Appalled at the audacity of the message, the captain shouted back over the radio “Private Johnson, this is Captain Smith, and I order you to immediately alter your course 10 degrees south! Over.”
A second time the oncoming light did not budge. “With all due respect Captain Smith,” came the privates voice again, “I order you to alter your course immediately 10 degrees north! Over.”
Angered and frustrated that this impudent sailor would endanger the lives of his men and crew, the captain growled back over the radio, “Private Johnson, I can have you court-marshalled for this! For the last time, I command you on the authority of the United States government to alter your course 10 degrees to the south! I am a battleship!”

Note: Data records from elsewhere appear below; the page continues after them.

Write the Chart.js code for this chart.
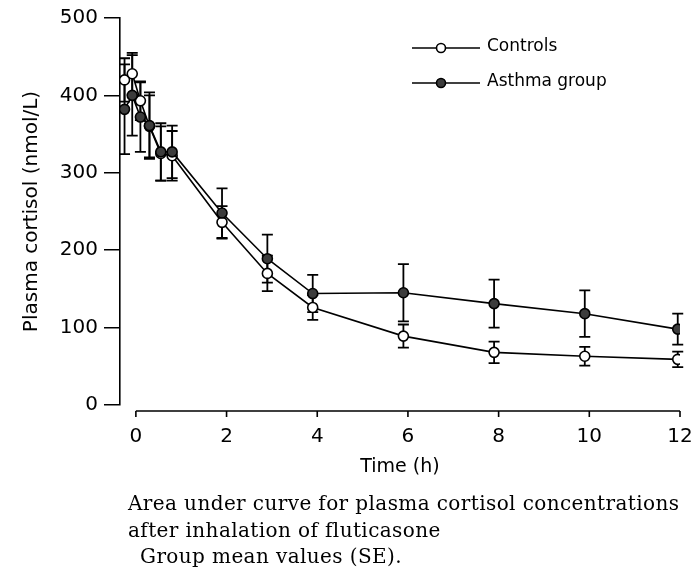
<!DOCTYPE html>
<html>
<head>
<meta charset="utf-8">
<script src="https://cdn.jsdelivr.net/npm/chart.js@4.4.0/dist/chart.umd.min.js"></script>
<style>
html, body { margin: 0; padding: 0; background: #fff; }
#wrap { width: 694px; height: 572px; }
</style>
</head>
<body>
<div id="wrap"><canvas id="cortisolChart" width="694" height="572"></canvas></div>
<script>
// values
const timesH = [-0.25, -0.08, 0.1, 0.3, 0.55, 0.8, 1.9, 2.9, 3.9, 5.9, 7.9, 9.9, 11.95];
const controlsMean = [420, 428, 393, 360, 325, 322, 236, 170, 126, 89, 68, 63, 59];
const controlsSE = [28, 27, 25, 40, 35, 32, 21, 23, 16, 15, 14, 12, 10];
const asthmaMean = [382, 400, 372, 361, 327, 327, 248, 189, 144, 145, 131, 118, 98];
const asthmaSE = [58, 52, 45, 43, 37, 34, 32, 31, 24, 37, 31, 30, 20];
const xTickValues = [0, 2, 4, 6, 8, 10, 12];
const yTickValues = [0, 100, 200, 300, 400, 500];
const seriesLabels = ['Controls', 'Asthma group'];
const captionLines = [
    'Area under curve for plasma cortisol concentrations',
    'after inhalation of fluticasone',
    'Group mean values (SE).'
];

const SANS = '"DejaVu Sans", sans-serif';

function toPoints(means) {
    return timesH.map((t, i) => ({ x: t, y: means[i] }));
}

// SE bars drawn under the lines and markers
const errorBars = {
    id: 'errorBars',
    beforeDatasetsDraw(chart) {
        const { ctx, scales: { x, y } } = chart;
        ctx.save();
        ctx.strokeStyle = '#000';
        ctx.lineWidth = 1.8;
        chart.data.datasets.forEach((ds, i) => {
            if (!chart.isDatasetVisible(i)) return;
            ds.data.forEach((pt, j) => {
                const se = ds.errors[j];
                const px = x.getPixelForValue(pt.x);
                const top = y.getPixelForValue(pt.y + se);
                const bot = y.getPixelForValue(pt.y - se);
                ctx.beginPath();
                ctx.moveTo(px, top);
                ctx.lineTo(px, bot);
                ctx.moveTo(px - 5.5, top);
                ctx.lineTo(px + 5.5, top);
                ctx.moveTo(px - 5.5, bot);
                ctx.lineTo(px + 5.5, bot);
                ctx.stroke();
            });
        });
        ctx.restore();
    }
};

// detached time axis below the plot, as in the original
const timeAxisLine = {
    id: 'timeAxisLine',
    afterDraw(chart) {
        const { ctx, scales: { x }, chartArea } = chart;
        const yLine = chartArea.bottom + 6;
        ctx.save();
        ctx.strokeStyle = '#000';
        ctx.lineWidth = 1.6;
        ctx.beginPath();
        ctx.moveTo(x.getPixelForValue(xTickValues[0]), yLine);
        ctx.lineTo(x.getPixelForValue(xTickValues[xTickValues.length - 1]), yLine);
        xTickValues.forEach(v => {
            const px = x.getPixelForValue(v);
            ctx.moveTo(px, yLine);
            ctx.lineTo(px, yLine + 6);
        });
        ctx.stroke();
        ctx.restore();
    }
};

const lineLegend = {
    id: 'lineLegend',
    afterDraw(chart) {
        const { ctx } = chart;
        ctx.save();
        chart.data.datasets.forEach((ds, i) => {
            const yy = 48 + i * 35;
            ctx.strokeStyle = '#000';
            ctx.lineWidth = 1.6;
            ctx.beginPath();
            ctx.moveTo(412, yy);
            ctx.lineTo(480, yy);
            ctx.stroke();
            ctx.beginPath();
            ctx.arc(441, yy, 4.5, 0, Math.PI * 2);
            ctx.fillStyle = ds.pointBackgroundColor;
            ctx.fill();
            ctx.stroke();
            ctx.fillStyle = '#000';
            ctx.font = '17px ' + SANS;
            ctx.textBaseline = 'middle';
            ctx.textAlign = 'left';
            ctx.fillText(ds.label, 487, yy - 1);
        });
        ctx.restore();
    }
};

const caption = {
    id: 'caption',
    afterDraw(chart) {
        const { ctx } = chart;
        ctx.save();
        ctx.fillStyle = '#000';
        ctx.font = '20px "DejaVu Serif", serif';
        ctx.letterSpacing = '0.4px';
        ctx.textBaseline = 'middle';
        ctx.textAlign = 'left';
        captionLines.forEach((line, i) => {
            ctx.fillText(line, i === 2 ? 140 : 128, 505 + i * 26.5);
        });
        ctx.restore();
    }
};

const chart = new Chart(document.getElementById('cortisolChart'), {
    type: 'line',
    data: {
        datasets: [
            {
                label: seriesLabels[0],
                data: toPoints(controlsMean),
                errors: controlsSE,
                borderColor: '#000',
                borderWidth: 1.6,
                pointRadius: 5,
                pointBackgroundColor: '#fff',
                pointBorderColor: '#000',
                pointBorderWidth: 1.6,
                tension: 0,
                fill: false,
                order: 1
            },
            {
                label: seriesLabels[1],
                data: toPoints(asthmaMean),
                errors: asthmaSE,
                borderColor: '#000',
                borderWidth: 1.6,
                pointRadius: 5,
                pointBackgroundColor: '#3c3c3c',
                pointBorderColor: '#000',
                pointBorderWidth: 1.6,
                tension: 0,
                fill: false,
                order: 0
            }
        ]
    },
    options: {
        responsive: false,
        animation: false,
        layout: {
            padding: { top: 16, right: 0, bottom: 90, left: 0 }
        },
        scales: {
            x: {
                type: 'linear',
                min: -0.35,
                max: 12,
                afterBuildTicks: (s) => { s.ticks = xTickValues.map(v => ({ value: v })); },
                afterFit: (s) => {
                    s.height = 77;
                    s.paddingLeft = 0;
                    s.paddingRight = 14;
                },
                grid: { display: false },
                border: { display: false },
                ticks: {
                    color: '#000',
                    padding: 12,
                    font: { family: SANS, size: 20 }
                },
                title: {
                    display: true,
                    text: 'Time (h)',
                    color: '#000',
                    font: { family: SANS, size: 19 },
                    padding: { top: 0, bottom: 4 }
                }
            },
            y: {
                min: 0,
                max: 500,
                afterBuildTicks: (s) => { s.ticks = yTickValues.map(v => ({ value: v })); },
                afterFit: (s) => { s.width = 120; },
                grid: {
                    drawOnChartArea: false,
                    drawTicks: true,
                    tickLength: 16,
                    color: '#000',
                    lineWidth: 1.5
                },
                border: { display: true, color: '#000', width: 1.6 },
                ticks: {
                    color: '#000',
                    padding: 6,
                    font: { family: SANS, size: 20 }
                },
                title: {
                    display: true,
                    text: 'Plasma cortisol (nmol/L)',
                    color: '#000',
                    font: { family: SANS, size: 20 },
                    padding: { top: 20, bottom: 0 }
                }
            }
        },
        plugins: {
            legend: { display: false },
            tooltip: { enabled: false }
        }
    },
    plugins: [errorBars, timeAxisLine, lineLegend, caption]
});
</script>
</body>
</html>
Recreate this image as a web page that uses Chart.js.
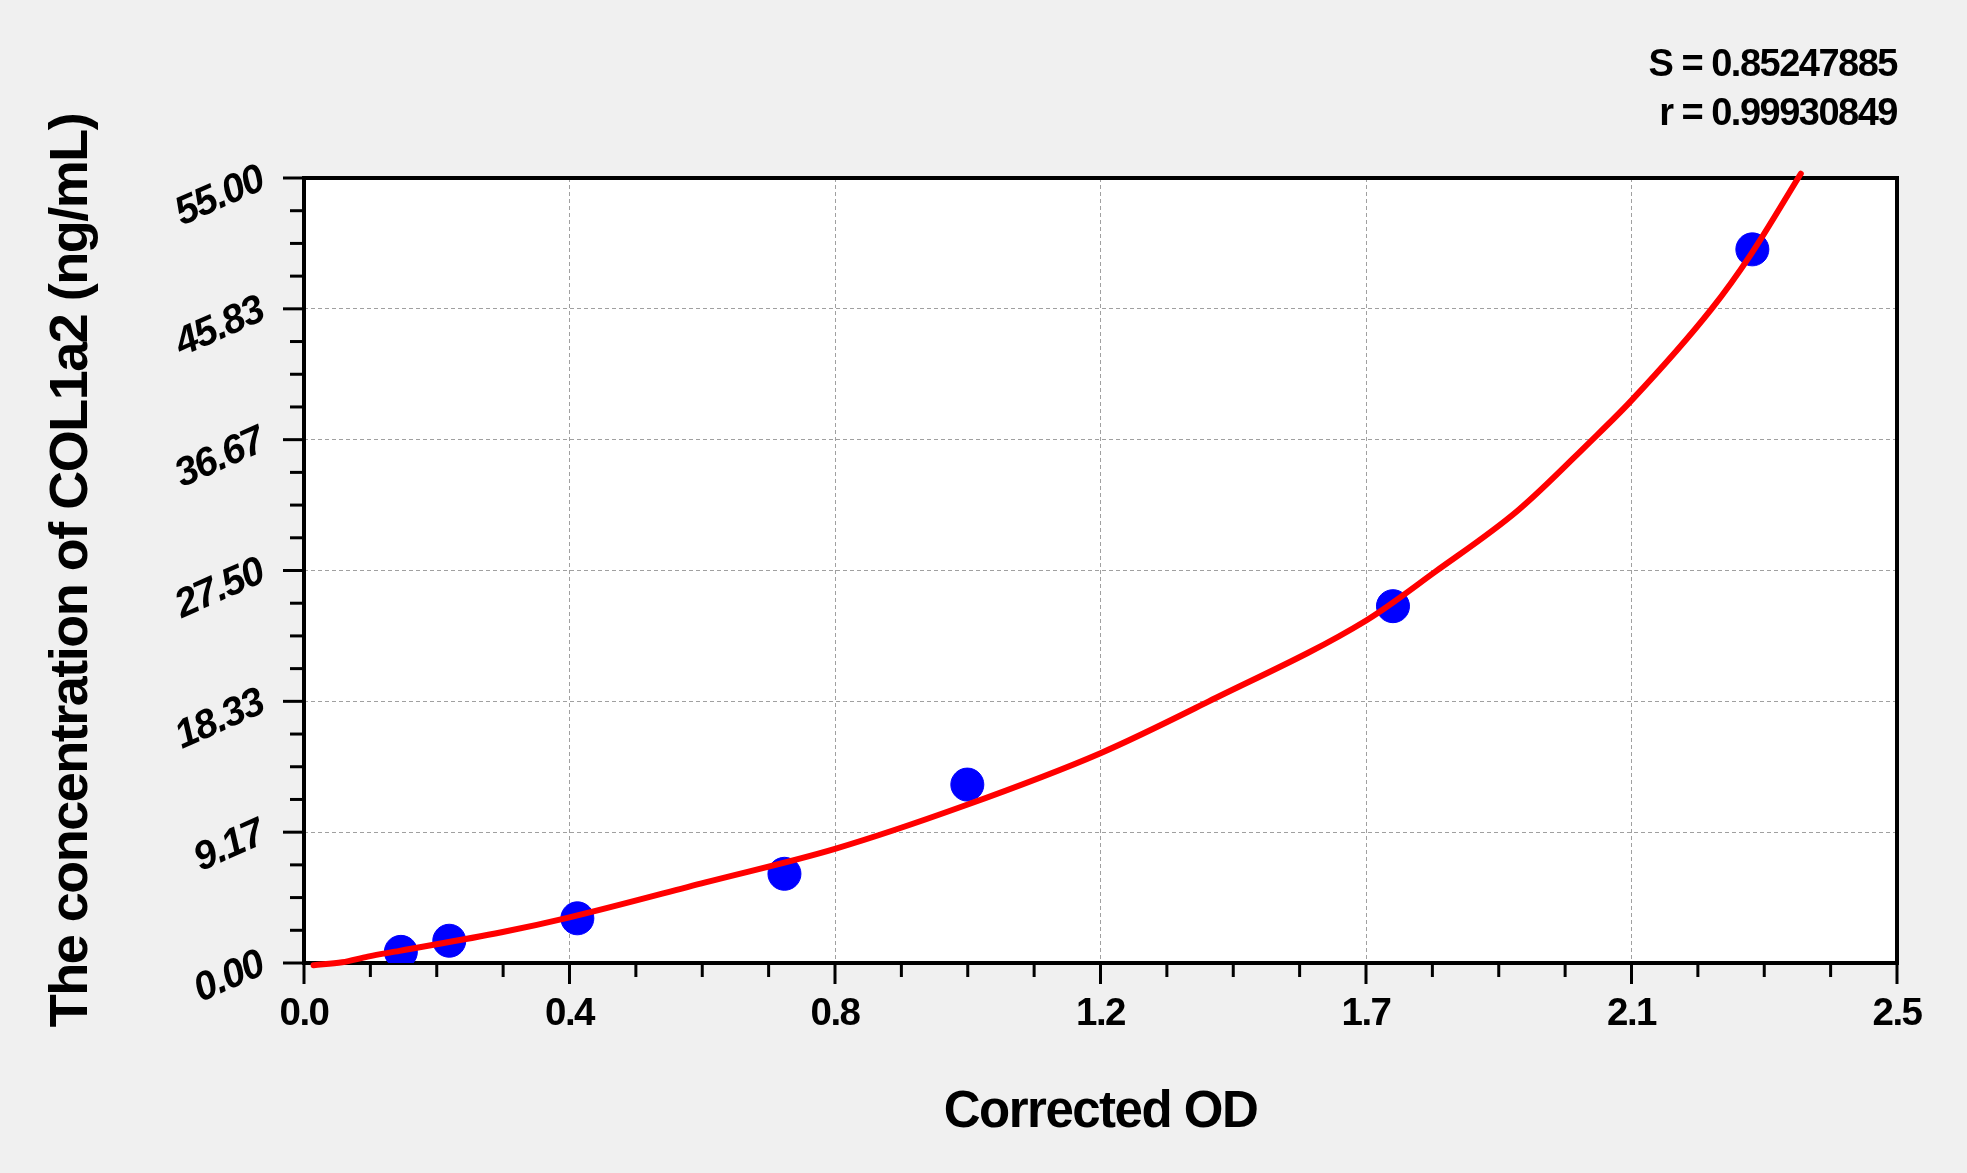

The private’s final transmission was chilling: “Captain Smith, sir, once again with all due respect, I command you to alter your course 10 degrees to the North! I am a lighthouse!”
A Culture of Gentleness
As humans we often can become stuck with relinquishing control and allowing change to begin with us, not the other person (or lighthouse). According to human rights advocate and father of Gentle Teaching, John McGee explains that “a culture of gentleness is meant to be reflective, thoughtful, and driven by values of non-violence and justice…teaching others how unconditional love triumphs over violence in all its forms.”
It’s about intentionally stepping back, taking a look at ourselves and how what we do and say effects those around us. Four pillars that are imperative to a culture of gentleness are: teaching people we interact with:
To feel Safe- this is done by repeated acts of unconditional acceptance.
To feel Love- nourishing self-esteem abundantly and unconditionally.
To feel Loving- teaching the expression of love- a handshake, hug, a kind word, a warm embrace
To feel Engaged- teaching it is good to be together, to do things for others, and be a part of something
We look at these four pillars as the building blocks to a welcoming society. We are the ones who need to transform ourselves from within so that we might more lovingly serve others.
We can intentionally practice this through four parts of our being: (things that all we already have)
Our presence- to convey a message of peace, protection, and care
Our hands- to convey a message of being safe and loved
Our words- to convey a message of encouraging and nurturing
And Our Eyes - to warm another person’s heart with tenderness and love
If we can start the day, or the week with the intention to teach feelings of companionship, love to self, love to others, and engagement within our world community- than I believe we will walk a little lighter, grow within our community, build meaningful relationships, and show others how we all deeply are valued and necessary to this thing we call life.
In the simple words of my father “good things happen to good people.” And I’ll add to that by saying there is good in us all.